Izinkan saya memulai dengan mengutip ucapan seseorang yang saya kenal di kampus ini dulu. Entah kalian kenal atau tidak dengan nama Prof Djajusman Tanudikusumah. Beliau adalah Profesor Ilmu Komunikasi pertama dari universitas kita.
Saya pernah mendapatkan kehormatan menjadi asisten beliau di mata kuliah Filsafat Komunikasi (entah kenapa saya yang dipilih. Mungkin karena saya memang pandai atau lebih mungkin karena tidak ada yang tertarik pada mata kuliah yang ada kata “filsafatnya” itu ). Nah, hingga sekarang saya masih ingat satu hal yang selalu beliau sampaikan kepada para mahasiswanya:
"Komunikasi sebagai sebuah profesi, tidak berbeda dengan menjadi seorang dokter atau insinyur."
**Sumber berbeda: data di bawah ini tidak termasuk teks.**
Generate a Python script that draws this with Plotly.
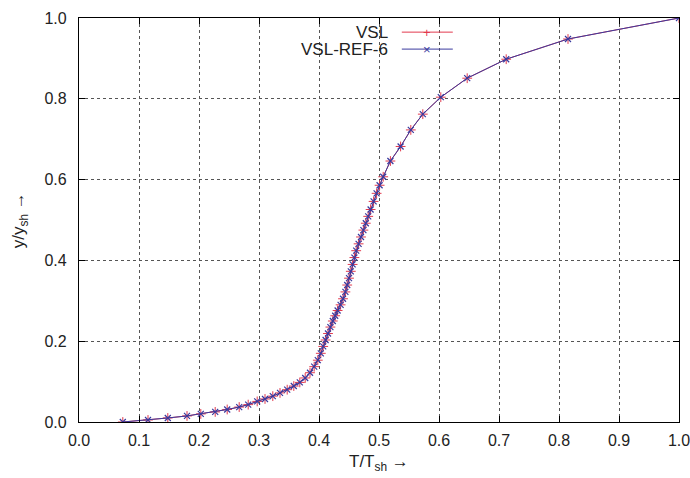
import plotly.graph_objects as go

# ---- data ----
t_ratio = [0.073, 0.115, 0.148, 0.180, 0.203, 0.227, 0.247, 0.267, 0.282, 0.297,
           0.310, 0.323, 0.335, 0.347, 0.358, 0.368, 0.377, 0.385, 0.392, 0.398,
           0.403, 0.407, 0.411, 0.415, 0.419, 0.423, 0.427, 0.431, 0.436, 0.440,
           0.444, 0.447, 0.450, 0.453, 0.456, 0.459, 0.462, 0.466, 0.470, 0.474,
           0.478, 0.482, 0.486, 0.491, 0.496, 0.501, 0.507, 0.519, 0.536, 0.553,
           0.573, 0.603, 0.647, 0.712, 0.815, 1.000]
y_vsl = [0.000, 0.005, 0.010, 0.015, 0.020, 0.025, 0.031, 0.037, 0.043, 0.051,
         0.057, 0.064, 0.072, 0.080, 0.089, 0.098, 0.109, 0.122, 0.137, 0.153,
         0.170, 0.187, 0.203, 0.219, 0.235, 0.250, 0.263, 0.276, 0.290, 0.305,
         0.322, 0.339, 0.356, 0.373, 0.390, 0.407, 0.424, 0.441, 0.458, 0.475,
         0.492, 0.509, 0.526, 0.546, 0.566, 0.586, 0.607, 0.646, 0.682, 0.723,
         0.762, 0.804, 0.851, 0.898, 0.948, 1.000]
y_ref6 = list(y_vsl)

series_names = ["VSL", "VSL-REF-6"]
series_colors = ["#e23a4e", "#3a3a9e"]
x_ticks = [0.0, 0.1, 0.2, 0.3, 0.4, 0.5, 0.6, 0.7, 0.8, 0.9, 1.0]
y_ticks = [0.0, 0.2, 0.4, 0.6, 0.8, 1.0]

FONT = "Liberation Sans, Arial, sans-serif"

fig = go.Figure()
fig.add_trace(go.Scatter(
    x=t_ratio, y=y_vsl, mode="lines+markers", name=series_names[0],
    line=dict(color=series_colors[0], width=1),
    marker=dict(symbol="cross-thin", size=7,
                line=dict(color=series_colors[0], width=1), color=series_colors[0]),
    showlegend=False))
fig.add_trace(go.Scatter(
    x=t_ratio, y=y_ref6, mode="lines+markers", name=series_names[1],
    line=dict(color=series_colors[1], width=1),
    marker=dict(symbol="x-thin", size=6,
                line=dict(color=series_colors[1], width=1.2), color=series_colors[1]),
    showlegend=False))

axis_common = dict(
    showline=True, linecolor="black", linewidth=1.2, mirror="ticks",
    ticks="inside", ticklen=6, tickwidth=1, tickcolor="black",
    showgrid=True, gridcolor="#555555", griddash="dot", gridwidth=1,
    zeroline=False, tickfont=dict(family=FONT, size=16, color="#222222"),
    tickformat=".1f", automargin=False, ticklabeloverflow="allow",
)
fig.update_xaxes(range=[0, 1], tickvals=x_ticks, ticklabelstandoff=4, **axis_common)
fig.update_yaxes(range=[0, 1], tickvals=y_ticks, ticklabelstandoff=8, **axis_common)

# legend (gnuplot-style: text right-aligned, then sample)
shapes = [dict(type="rect", xref="paper", yref="paper", x0=0.352, x1=0.643,
               y0=0.901, y1=0.999, fillcolor="white", line=dict(width=0), layer="below")]
annotations = []
leg_y = [0.965, 0.923]
glyphs = ["+", "×"]
for name, col, yy, g in zip(series_names, series_colors, leg_y, glyphs):
    annotations.append(dict(xref="paper", yref="paper", x=0.518, y=yy, text=name,
                            showarrow=False, xanchor="right", yanchor="middle",
                            font=dict(family=FONT, size=17, color="#222222")))
    shapes.append(dict(type="line", xref="paper", yref="paper", x0=0.538, x1=0.623,
                       y0=yy, y1=yy, line=dict(color=col, width=1)))
    annotations.append(dict(xref="paper", yref="paper", x=0.5805, y=yy, text=g,
                            showarrow=False, xanchor="center", yanchor="middle",
                            font=dict(family=FONT, size=13, color=col)))

# axis titles
annotations.append(dict(xref="paper", yref="paper", x=0.5, y=-0.102,
                        text="T/T<sub>sh</sub> →", showarrow=False,
                        xanchor="center", yanchor="middle",
                        font=dict(family=FONT, size=17, color="#222222")))
annotations.append(dict(xref="paper", yref="paper", x=-0.098, y=0.5,
                        text="y/y<sub>sh</sub> →", showarrow=False, textangle=-90,
                        xanchor="center", yanchor="middle",
                        font=dict(family=FONT, size=17, color="#222222")))

fig.update_layout(
    width=690, height=478,
    margin=dict(l=79, r=11, t=18, b=56),
    paper_bgcolor="white", plot_bgcolor="white",
    shapes=shapes, annotations=annotations,
    showlegend=False,
)

# remove the default page margin / scrollbars so the figure fills the window exactly
fig.write_html(
    "out.html",
    config={"displayModeBar": False},
    post_script="document.body.style.margin='0';document.body.style.overflow='hidden';",
)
Dengan kata lain, yang selalu beliau tekankan kepada kami para mahasiswa adalah, sebagaimana halnya dokter mengobati orang dan insinyur membangun sesuatu, seorang ahli komunikasi memiliki kekuatan untuk membentuk opini, menjembatani perbedaan, dan menghasilkan solusi. Seorang ahli komunikasi yang terampil dapat meningkatkan kesadaran masyarakat akan isu-su sosial, menciptakan kampanye yang menginspirasi perubahan lingkungan, atau bahkan mengubah opini publik dengan pesan yang tepat. Bahkan, komunikasi bisa membuat seseorang --kadang seseorang yang bukan siapa-siapa-- untuk duduk di kursi presiden atau wakil presiden. Coret yang tidak perlu. :)
Saya bukan akademisi. Jadi, saya akan gunakan cara saya yang sangat pragmatis. Saya akan mulai dengan berbagi tiga cerita tentang perjalanan saya di dunia komunikasi. Simpan saja tablet, atau laptop kalian. kalian tidak akan menemukan ada teori dan tidak ada definisi dari buku teks. Hanya tiga cerita tentang apa yang saya alami dan pelajari dari bidang ini, dan kemudian saya akan membawa kalian ke tantangan dan masa depan ilmu komunikasi sebagai profesi di era digital, yang saya harap dapat memicu diskusi di antara kalian.
Di sepanjang cerita saya ini, saya akan merekomendasikan beberapa buku untuk membantu memicu minat kalian, seperti yang juga dilakukan dosen saya di setiap perkuliahan dulu, dan terbukti membuat saya kepincut dengan dunia ini.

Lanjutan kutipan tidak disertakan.